Leaving out every picture, copy the lines of the data exactly, from the first through the line containing "const TEXT = '#333333';".

==== Material provided ====

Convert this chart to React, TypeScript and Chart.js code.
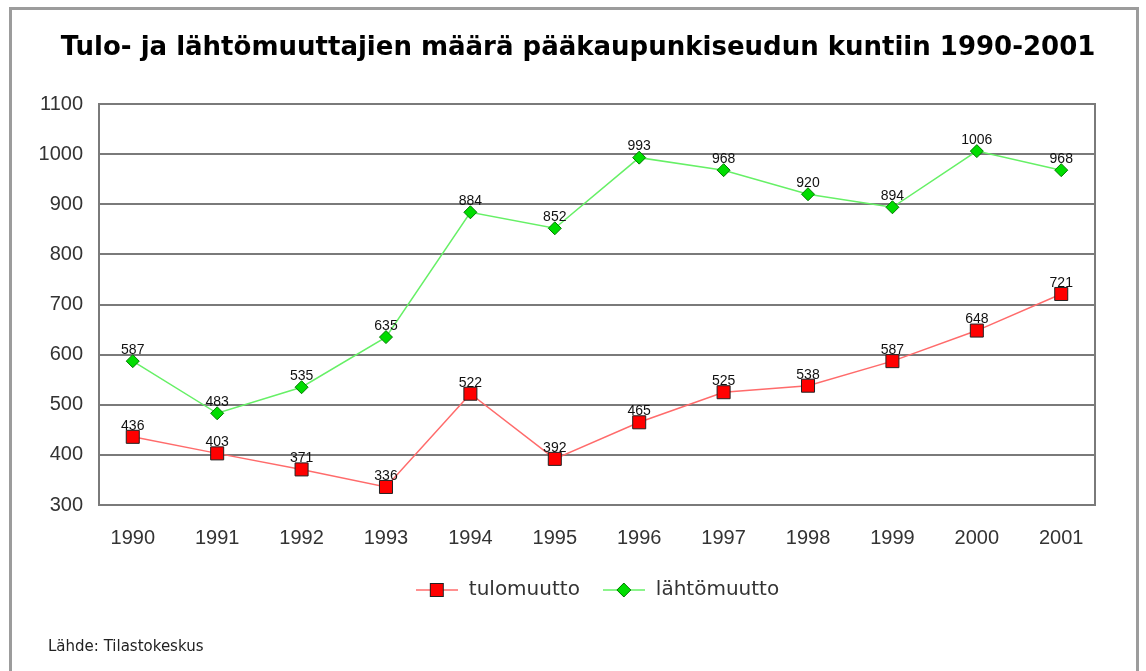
import React, { useEffect, useRef } from 'react';
import { Chart, registerables } from 'chart.js';

Chart.register(...registerables);

// ---- data ----
const YEARS = [1990, 1991, 1992, 1993, 1994, 1995, 1996, 1997, 1998, 1999, 2000, 2001];
const YEAR_LABELS = ['1990', '1991', '1992', '1993', '1994', '1995', '1996', '1997', '1998', '1999', '2000', '2001'];
const TULOMUUTTO = [436, 403, 371, 336, 522, 392, 465, 525, 538, 587, 648, 721];
const LAHTOMUUTTO = [587, 483, 535, 635, 884, 852, 993, 968, 920, 894, 1006, 968];
const Y_TICKS = [300, 400, 500, 600, 700, 800, 900, 1000, 1100];
const SERIES_NAMES = ['tulomuutto', 'lähtömuutto'];
const TITLE = 'Tulo- ja lähtömuuttajien määrä pääkaupunkiseudun kuntiin 1990-2001';
const SOURCE = 'Lähde: Tilastokeskus';

const RED_LINE = '#ff6b6b';
const RED_FILL = '#ff0000';
const GREEN_LINE = '#66f066';
const GREEN_FILL = '#00dd00';
const GRID = '#7a7a7a';
const TEXT = '#333333';

function makeLegendImage(kind: 'rect' | 'diamond'): HTMLCanvasElement {
  const c = document.createElement('canvas');
  c.width = 42;
  c.height = 18;
  const ctx = c.getContext('2d')!;
  ctx.lineWidth = 1.5;
  ctx.strokeStyle = kind === 'rect' ? RED_LINE : GREEN_LINE;
  ctx.beginPath();
  ctx.moveTo(0, 9);
  ctx.lineTo(42, 9);
  ctx.stroke();
  if (kind === 'rect') {
    ctx.fillStyle = RED_FILL;
    ctx.strokeStyle = '#222';
    ctx.lineWidth = 1;
    ctx.fillRect(14, 2, 14, 14);
    ctx.strokeRect(14.5, 2.5, 13, 13);
  } else {
    ctx.fillStyle = GREEN_FILL;
    ctx.strokeStyle = '#007a00';
    ctx.lineWidth = 1;
    ctx.beginPath();
    ctx.moveTo(21, 2);
    ctx.lineTo(28, 9);
    ctx.lineTo(21, 16);
    ctx.lineTo(14, 9);
    ctx.closePath();
    ctx.fill();
    ctx.stroke();
  }
  return c;
}

const framePlugin = {
  id: 'frame',
  beforeDraw(chart: any) {
    const ctx = chart.ctx;
    ctx.save();
    ctx.fillStyle = '#ffffff';
    ctx.fillRect(0, 0, chart.width, chart.height);
    ctx.strokeStyle = '#9c9c9c';
    ctx.lineWidth = 3;
    ctx.beginPath();
    ctx.moveTo(10.5, 680);
    ctx.lineTo(10.5, 8.5);
    ctx.lineTo(1137.5, 8.5);
    ctx.lineTo(1137.5, 680);
    ctx.stroke();
    ctx.restore();
  },
};

const dataLabelPlugin = {
  id: 'dataLabels',
  afterDatasetsDraw(chart: any) {
    const ctx = chart.ctx;
    ctx.save();
    ctx.font = '14px "Liberation Sans", Arial, sans-serif';
    ctx.fillStyle = '#111';
    ctx.textAlign = 'center';
    ctx.textBaseline = 'middle';
    chart.data.datasets.forEach((ds: any, i: number) => {
      const meta = chart.getDatasetMeta(i);
      meta.data.forEach((pt: any, j: number) => {
        const v = ds.data[j].y;
        ctx.fillText(String(v), pt.x, pt.y - 11);
      });
    });
    ctx.restore();
  },
};

const sourcePlugin = {
  id: 'sourceText',
  afterDraw(chart: any) {
    const ctx = chart.ctx;
    ctx.save();
    ctx.font = '15px "DejaVu Sans", sans-serif';
    ctx.fillStyle = '#222';
    ctx.textAlign = 'left';
    ctx.textBaseline = 'middle';
    ctx.fillText(SOURCE, 48, 647);
    ctx.restore();
  },
};

export default function App() {
  const canvasRef = useRef<HTMLCanvasElement | null>(null);

  useEffect(() => {
    if (!canvasRef.current) return;
    const legendImages = [makeLegendImage('rect'), makeLegendImage('diamond')];
    const chart = new Chart(canvasRef.current, {
      type: 'line',
      data: {
        datasets: [
          {
            label: SERIES_NAMES[0],
            data: YEARS.map((y, i) => ({ x: y, y: TULOMUUTTO[i] })),
            borderColor: RED_LINE,
            borderWidth: 1.5,
            backgroundColor: RED_FILL,
            pointStyle: 'rect',
            pointRadius: 9.2,
            pointBackgroundColor: RED_FILL,
            pointBorderColor: '#222',
            pointBorderWidth: 1,
            tension: 0,
          },
          {
            label: SERIES_NAMES[1],
            data: YEARS.map((y, i) => ({ x: y, y: LAHTOMUUTTO[i] })),
            borderColor: GREEN_LINE,
            borderWidth: 1.5,
            backgroundColor: GREEN_FILL,
            pointStyle: 'rectRot',
            pointRadius: 6.5,
            pointBackgroundColor: GREEN_FILL,
            pointBorderColor: '#007a00',
            pointBorderWidth: 1,
            tension: 0,
          },
        ],
      },
      options: {
        animation: false,
        responsive: true,
        maintainAspectRatio: false,
        events: [],
        layout: { padding: { left: 10, right: 0, top: 0, bottom: 61 } },
        scales: {
          x: {
            type: 'linear',
            min: YEARS[0] - 0.4,
            max: YEARS[YEARS.length - 1] + 0.4,
            afterBuildTicks: (scale: any) => {
              scale.ticks = YEARS.map((v) => ({ value: v }));
            },
            afterFit: (scale: any) => {
              scale.height = 53;
            },
            grid: { display: false, drawTicks: false },
            border: { display: true, color: GRID, width: 2 },
            ticks: {
              padding: 21,
              color: TEXT,
              font: { family: '"Liberation Sans", Arial, sans-serif', size: 20 },
              maxRotation: 0,
              autoSkip: false,
              callback: (v: any) => YEAR_LABELS[YEARS.indexOf(Number(v))] ?? '',
            },
          },
          y: {
            type: 'linear',
            min: Y_TICKS[0],
            max: Y_TICKS[Y_TICKS.length - 1],
            afterBuildTicks: (scale: any) => {
              scale.ticks = Y_TICKS.map((v) => ({ value: v }));
            },
            afterFit: (scale: any) => {
              scale.width = 89;
            },
            grid: { color: GRID, lineWidth: 2, drawTicks: false },
            border: { display: true, color: GRID, width: 2 },
            ticks: {
              padding: 16,
              color: TEXT,
              font: { family: '"Liberation Sans", Arial, sans-serif', size: 20 },
              callback: (v: any) => String(v),
            },
          },
          y2: {
            type: 'linear',
            position: 'right',
            min: Y_TICKS[0],
            max: Y_TICKS[Y_TICKS.length - 1],
            afterFit: (scale: any) => {
              scale.width = 51;
            },
            grid: { display: false, drawTicks: false },
            border: { display: true, color: GRID, width: 2 },
            ticks: { display: false },
          },
        },
        plugins: {
          title: {
            display: true,
            text: TITLE,
            color: '#000',
            font: { family: '"DejaVu Sans", sans-serif', size: 26, weight: 'bold' },
            padding: { top: 32.4, bottom: 40.4 },
          },
          legend: {
            display: true,
            position: 'bottom',
            fullSize: false,
            labels: {
              usePointStyle: true,
              pointStyleWidth: 44,
              padding: 22,
              color: TEXT,
              font: { family: '"DejaVu Sans", sans-serif', size: 20 },
              generateLabels: (ch: any) => {
                const items = Chart.defaults.plugins.legend.labels.generateLabels(ch);
                return items.map((it: any, i: number) => ({ ...it, pointStyle: legendImages[i] }));
              },
            },
          },
          tooltip: { enabled: false },
        },
      },
      plugins: [framePlugin, dataLabelPlugin, sourcePlugin],
    } as any);
    return () => chart.destroy();
  }, []);

  return (
    <div style={{ position: 'fixed', left: 0, top: 0, width: 1146, height: 671, background: '#fff' }}>
      <canvas ref={canvasRef} />
    </div>
  );
}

====

- _Task solution_:
Convert this chart to React, TypeScript and Chart.js code.
import React, { useEffect, useRef } from 'react';
import { Chart, registerables } from 'chart.js';

Chart.register(...registerables);

// ---- data ----
const YEARS = [1990, 1991, 1992, 1993, 1994, 1995, 1996, 1997, 1998, 1999, 2000, 2001];
const YEAR_LABELS = ['1990', '1991', '1992', '1993', '1994', '1995', '1996', '1997', '1998', '1999', '2000', '2001'];
const TULOMUUTTO = [436, 403, 371, 336, 522, 392, 465, 525, 538, 587, 648, 721];
const LAHTOMUUTTO = [587, 483, 535, 635, 884, 852, 993, 968, 920, 894, 1006, 968];
const Y_TICKS = [300, 400, 500, 600, 700, 800, 900, 1000, 1100];
const SERIES_NAMES = ['tulomuutto', 'lähtömuutto'];
const TITLE = 'Tulo- ja lähtömuuttajien määrä pääkaupunkiseudun kuntiin 1990-2001';
const SOURCE = 'Lähde: Tilastokeskus';

const RED_LINE = '#ff6b6b';
const RED_FILL = '#ff0000';
const GREEN_LINE = '#66f066';
const GREEN_FILL = '#00dd00';
const GRID = '#7a7a7a';
const TEXT = '#333333';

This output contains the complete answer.